● Task goal
Leave out the pictures and set down exactly the lines from the start of the listing through the one with "type Run = [number, number];", both included.

● Recorded information
- - - - - - -
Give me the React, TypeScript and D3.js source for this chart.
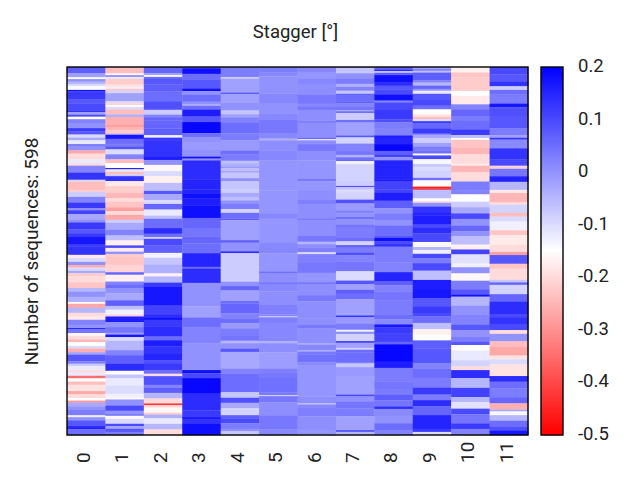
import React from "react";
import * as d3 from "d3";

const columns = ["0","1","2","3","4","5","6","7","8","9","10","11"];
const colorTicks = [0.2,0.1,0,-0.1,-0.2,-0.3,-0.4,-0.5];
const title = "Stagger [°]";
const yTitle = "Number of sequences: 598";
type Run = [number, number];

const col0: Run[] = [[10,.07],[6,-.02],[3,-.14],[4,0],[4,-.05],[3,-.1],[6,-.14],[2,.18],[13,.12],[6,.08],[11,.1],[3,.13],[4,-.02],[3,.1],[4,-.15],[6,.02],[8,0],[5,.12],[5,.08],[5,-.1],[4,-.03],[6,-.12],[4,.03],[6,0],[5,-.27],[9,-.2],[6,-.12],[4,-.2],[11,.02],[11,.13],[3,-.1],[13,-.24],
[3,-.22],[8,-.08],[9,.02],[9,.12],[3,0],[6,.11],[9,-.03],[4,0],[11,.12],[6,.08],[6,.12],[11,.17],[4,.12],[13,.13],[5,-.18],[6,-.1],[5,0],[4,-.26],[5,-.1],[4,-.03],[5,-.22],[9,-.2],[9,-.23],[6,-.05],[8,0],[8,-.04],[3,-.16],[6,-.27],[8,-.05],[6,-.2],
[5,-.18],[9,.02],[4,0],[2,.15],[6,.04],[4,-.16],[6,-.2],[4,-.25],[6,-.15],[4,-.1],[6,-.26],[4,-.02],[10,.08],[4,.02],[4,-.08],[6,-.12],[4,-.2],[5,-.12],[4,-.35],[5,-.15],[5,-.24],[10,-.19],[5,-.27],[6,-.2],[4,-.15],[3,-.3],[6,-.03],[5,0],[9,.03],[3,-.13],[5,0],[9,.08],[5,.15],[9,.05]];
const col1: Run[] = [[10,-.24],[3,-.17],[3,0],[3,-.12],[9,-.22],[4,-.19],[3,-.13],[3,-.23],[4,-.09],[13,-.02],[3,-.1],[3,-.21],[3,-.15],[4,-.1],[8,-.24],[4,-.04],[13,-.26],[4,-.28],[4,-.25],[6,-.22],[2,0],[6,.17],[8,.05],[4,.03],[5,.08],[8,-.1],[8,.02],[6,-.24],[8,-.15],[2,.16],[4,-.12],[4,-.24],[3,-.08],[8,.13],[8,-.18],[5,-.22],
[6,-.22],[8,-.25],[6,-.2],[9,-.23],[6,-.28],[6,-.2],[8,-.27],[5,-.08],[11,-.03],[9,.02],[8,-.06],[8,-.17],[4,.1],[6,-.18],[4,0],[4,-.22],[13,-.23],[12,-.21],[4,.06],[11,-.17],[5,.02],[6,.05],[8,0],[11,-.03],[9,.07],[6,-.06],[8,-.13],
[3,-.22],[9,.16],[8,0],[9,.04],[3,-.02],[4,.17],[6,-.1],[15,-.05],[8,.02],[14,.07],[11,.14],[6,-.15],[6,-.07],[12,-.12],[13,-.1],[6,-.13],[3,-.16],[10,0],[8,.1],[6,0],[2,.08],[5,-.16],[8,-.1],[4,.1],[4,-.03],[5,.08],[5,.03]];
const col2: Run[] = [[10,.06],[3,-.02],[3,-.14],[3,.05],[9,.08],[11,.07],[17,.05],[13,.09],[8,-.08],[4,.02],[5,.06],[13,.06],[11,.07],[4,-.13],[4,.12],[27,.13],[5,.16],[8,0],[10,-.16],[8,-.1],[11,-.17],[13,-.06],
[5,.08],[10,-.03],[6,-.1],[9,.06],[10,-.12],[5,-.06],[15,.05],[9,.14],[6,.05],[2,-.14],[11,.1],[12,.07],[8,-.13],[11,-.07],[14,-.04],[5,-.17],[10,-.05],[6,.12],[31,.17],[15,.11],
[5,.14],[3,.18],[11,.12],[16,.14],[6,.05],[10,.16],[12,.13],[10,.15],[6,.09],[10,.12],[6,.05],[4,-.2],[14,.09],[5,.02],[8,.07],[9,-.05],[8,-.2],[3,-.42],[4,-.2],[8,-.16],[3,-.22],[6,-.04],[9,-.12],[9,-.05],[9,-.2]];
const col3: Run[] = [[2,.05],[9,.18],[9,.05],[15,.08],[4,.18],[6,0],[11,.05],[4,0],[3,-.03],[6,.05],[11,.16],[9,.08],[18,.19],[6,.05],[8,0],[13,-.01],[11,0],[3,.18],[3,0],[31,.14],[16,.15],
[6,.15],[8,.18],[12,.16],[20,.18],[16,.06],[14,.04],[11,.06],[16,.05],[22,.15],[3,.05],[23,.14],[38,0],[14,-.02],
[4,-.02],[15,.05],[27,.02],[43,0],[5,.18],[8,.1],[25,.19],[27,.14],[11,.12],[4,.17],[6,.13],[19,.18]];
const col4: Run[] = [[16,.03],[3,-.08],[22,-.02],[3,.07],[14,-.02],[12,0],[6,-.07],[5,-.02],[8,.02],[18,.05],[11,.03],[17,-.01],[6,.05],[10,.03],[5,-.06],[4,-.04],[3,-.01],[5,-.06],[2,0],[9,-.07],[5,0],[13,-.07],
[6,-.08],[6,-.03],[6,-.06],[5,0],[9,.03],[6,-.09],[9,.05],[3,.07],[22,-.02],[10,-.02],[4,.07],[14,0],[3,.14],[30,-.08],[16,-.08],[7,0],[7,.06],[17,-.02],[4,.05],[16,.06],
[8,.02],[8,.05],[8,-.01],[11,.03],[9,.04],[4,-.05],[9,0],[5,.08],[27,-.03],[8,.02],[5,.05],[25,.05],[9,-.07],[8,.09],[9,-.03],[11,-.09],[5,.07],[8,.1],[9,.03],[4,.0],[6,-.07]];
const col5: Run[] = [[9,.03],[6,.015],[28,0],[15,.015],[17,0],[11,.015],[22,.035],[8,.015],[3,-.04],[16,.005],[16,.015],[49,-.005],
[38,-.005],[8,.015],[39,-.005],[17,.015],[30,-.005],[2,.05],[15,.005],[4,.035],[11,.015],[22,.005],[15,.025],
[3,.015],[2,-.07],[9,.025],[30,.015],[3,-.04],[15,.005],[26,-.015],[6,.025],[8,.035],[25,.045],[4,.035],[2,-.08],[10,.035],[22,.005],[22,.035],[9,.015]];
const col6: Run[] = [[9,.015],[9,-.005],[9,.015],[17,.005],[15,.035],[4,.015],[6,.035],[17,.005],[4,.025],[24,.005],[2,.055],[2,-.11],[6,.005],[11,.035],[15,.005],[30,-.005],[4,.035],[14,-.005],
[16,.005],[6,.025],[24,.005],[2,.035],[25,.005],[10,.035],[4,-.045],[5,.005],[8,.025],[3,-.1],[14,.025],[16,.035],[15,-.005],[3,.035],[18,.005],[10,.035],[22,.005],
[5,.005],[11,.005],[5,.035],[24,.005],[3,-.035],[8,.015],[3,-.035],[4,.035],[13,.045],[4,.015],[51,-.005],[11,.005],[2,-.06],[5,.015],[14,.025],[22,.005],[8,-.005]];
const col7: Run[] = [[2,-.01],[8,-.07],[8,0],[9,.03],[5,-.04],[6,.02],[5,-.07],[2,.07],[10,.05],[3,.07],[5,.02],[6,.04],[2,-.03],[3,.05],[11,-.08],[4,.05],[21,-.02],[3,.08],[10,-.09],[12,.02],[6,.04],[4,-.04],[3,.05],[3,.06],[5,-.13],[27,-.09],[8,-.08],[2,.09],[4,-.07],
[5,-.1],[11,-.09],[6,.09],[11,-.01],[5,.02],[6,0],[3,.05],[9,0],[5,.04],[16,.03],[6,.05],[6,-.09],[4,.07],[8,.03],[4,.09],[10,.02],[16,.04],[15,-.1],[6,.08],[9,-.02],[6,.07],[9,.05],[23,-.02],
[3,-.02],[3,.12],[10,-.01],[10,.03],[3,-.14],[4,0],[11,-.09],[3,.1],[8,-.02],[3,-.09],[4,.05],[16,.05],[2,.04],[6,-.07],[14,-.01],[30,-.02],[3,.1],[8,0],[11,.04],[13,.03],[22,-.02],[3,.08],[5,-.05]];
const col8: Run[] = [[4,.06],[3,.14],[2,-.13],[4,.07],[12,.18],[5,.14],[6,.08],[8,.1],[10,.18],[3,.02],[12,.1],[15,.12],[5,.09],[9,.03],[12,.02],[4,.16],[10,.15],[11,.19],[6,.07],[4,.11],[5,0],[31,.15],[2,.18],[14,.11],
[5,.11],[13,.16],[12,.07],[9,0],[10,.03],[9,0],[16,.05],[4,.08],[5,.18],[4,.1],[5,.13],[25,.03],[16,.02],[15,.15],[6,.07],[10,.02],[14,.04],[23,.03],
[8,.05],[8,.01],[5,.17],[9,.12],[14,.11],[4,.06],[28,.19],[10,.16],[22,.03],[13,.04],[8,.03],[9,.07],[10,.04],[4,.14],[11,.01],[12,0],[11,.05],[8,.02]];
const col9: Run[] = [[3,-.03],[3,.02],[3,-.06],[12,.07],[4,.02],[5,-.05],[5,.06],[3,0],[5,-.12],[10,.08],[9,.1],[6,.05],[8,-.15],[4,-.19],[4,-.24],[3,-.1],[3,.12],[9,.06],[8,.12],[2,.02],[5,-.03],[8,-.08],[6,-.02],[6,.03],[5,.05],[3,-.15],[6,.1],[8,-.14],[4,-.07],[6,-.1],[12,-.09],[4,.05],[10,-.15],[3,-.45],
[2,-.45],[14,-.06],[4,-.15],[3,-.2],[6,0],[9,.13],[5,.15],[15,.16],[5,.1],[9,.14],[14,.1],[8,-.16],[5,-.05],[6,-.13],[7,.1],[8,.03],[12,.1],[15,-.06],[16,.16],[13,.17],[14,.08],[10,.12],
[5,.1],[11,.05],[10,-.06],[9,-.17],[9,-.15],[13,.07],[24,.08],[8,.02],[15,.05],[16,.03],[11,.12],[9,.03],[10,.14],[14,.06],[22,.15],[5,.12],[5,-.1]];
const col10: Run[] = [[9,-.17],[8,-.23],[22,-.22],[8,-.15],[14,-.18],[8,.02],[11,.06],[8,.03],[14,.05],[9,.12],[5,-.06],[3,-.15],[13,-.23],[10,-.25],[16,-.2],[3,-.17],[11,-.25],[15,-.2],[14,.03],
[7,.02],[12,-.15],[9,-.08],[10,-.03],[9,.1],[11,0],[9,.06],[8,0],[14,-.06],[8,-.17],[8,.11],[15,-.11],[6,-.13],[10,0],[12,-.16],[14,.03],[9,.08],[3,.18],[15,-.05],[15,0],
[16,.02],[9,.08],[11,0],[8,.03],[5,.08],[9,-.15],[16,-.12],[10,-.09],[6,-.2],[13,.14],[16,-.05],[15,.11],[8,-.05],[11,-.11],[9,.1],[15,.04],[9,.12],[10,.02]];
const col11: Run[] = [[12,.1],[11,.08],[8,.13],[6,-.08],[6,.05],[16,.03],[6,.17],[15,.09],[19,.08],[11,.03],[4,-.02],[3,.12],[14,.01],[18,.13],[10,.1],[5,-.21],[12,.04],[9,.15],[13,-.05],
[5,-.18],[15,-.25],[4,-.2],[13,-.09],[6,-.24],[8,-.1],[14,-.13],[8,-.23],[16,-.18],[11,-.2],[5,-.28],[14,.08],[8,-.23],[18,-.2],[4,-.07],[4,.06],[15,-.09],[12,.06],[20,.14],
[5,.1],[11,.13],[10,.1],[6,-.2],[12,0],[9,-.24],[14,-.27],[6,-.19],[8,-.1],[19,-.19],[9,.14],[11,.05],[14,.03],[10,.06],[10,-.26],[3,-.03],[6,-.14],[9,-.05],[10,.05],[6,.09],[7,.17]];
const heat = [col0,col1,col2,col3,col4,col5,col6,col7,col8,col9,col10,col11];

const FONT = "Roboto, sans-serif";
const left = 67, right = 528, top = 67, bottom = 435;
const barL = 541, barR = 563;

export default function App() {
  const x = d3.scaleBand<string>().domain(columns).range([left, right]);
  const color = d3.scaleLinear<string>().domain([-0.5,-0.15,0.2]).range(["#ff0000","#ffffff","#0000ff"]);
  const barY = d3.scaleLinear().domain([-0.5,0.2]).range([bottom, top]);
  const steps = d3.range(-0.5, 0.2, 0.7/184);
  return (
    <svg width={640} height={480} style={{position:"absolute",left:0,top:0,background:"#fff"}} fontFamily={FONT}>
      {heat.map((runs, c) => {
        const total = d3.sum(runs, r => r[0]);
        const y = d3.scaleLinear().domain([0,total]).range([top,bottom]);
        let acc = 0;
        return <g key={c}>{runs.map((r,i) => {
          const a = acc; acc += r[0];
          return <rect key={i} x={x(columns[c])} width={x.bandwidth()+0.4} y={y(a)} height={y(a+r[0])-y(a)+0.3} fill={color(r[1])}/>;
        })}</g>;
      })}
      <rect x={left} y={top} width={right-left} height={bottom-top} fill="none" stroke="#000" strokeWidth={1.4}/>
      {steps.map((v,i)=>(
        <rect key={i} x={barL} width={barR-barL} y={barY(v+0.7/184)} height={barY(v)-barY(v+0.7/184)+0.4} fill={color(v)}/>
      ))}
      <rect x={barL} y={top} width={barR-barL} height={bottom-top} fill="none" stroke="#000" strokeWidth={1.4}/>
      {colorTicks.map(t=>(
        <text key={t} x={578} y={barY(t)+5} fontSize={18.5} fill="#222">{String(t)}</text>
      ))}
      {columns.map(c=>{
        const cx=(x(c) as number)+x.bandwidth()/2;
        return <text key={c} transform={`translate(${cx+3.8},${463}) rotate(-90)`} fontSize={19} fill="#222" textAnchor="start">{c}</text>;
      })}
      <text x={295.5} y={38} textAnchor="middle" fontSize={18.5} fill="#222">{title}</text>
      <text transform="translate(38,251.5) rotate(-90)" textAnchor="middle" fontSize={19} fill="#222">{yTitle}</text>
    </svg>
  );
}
- - - - - - -
● Written answer
Give me the React, TypeScript and D3.js source for this chart.
import React from "react";
import * as d3 from "d3";

const columns = ["0","1","2","3","4","5","6","7","8","9","10","11"];
const colorTicks = [0.2,0.1,0,-0.1,-0.2,-0.3,-0.4,-0.5];
const title = "Stagger [°]";
const yTitle = "Number of sequences: 598";
type Run = [number, number];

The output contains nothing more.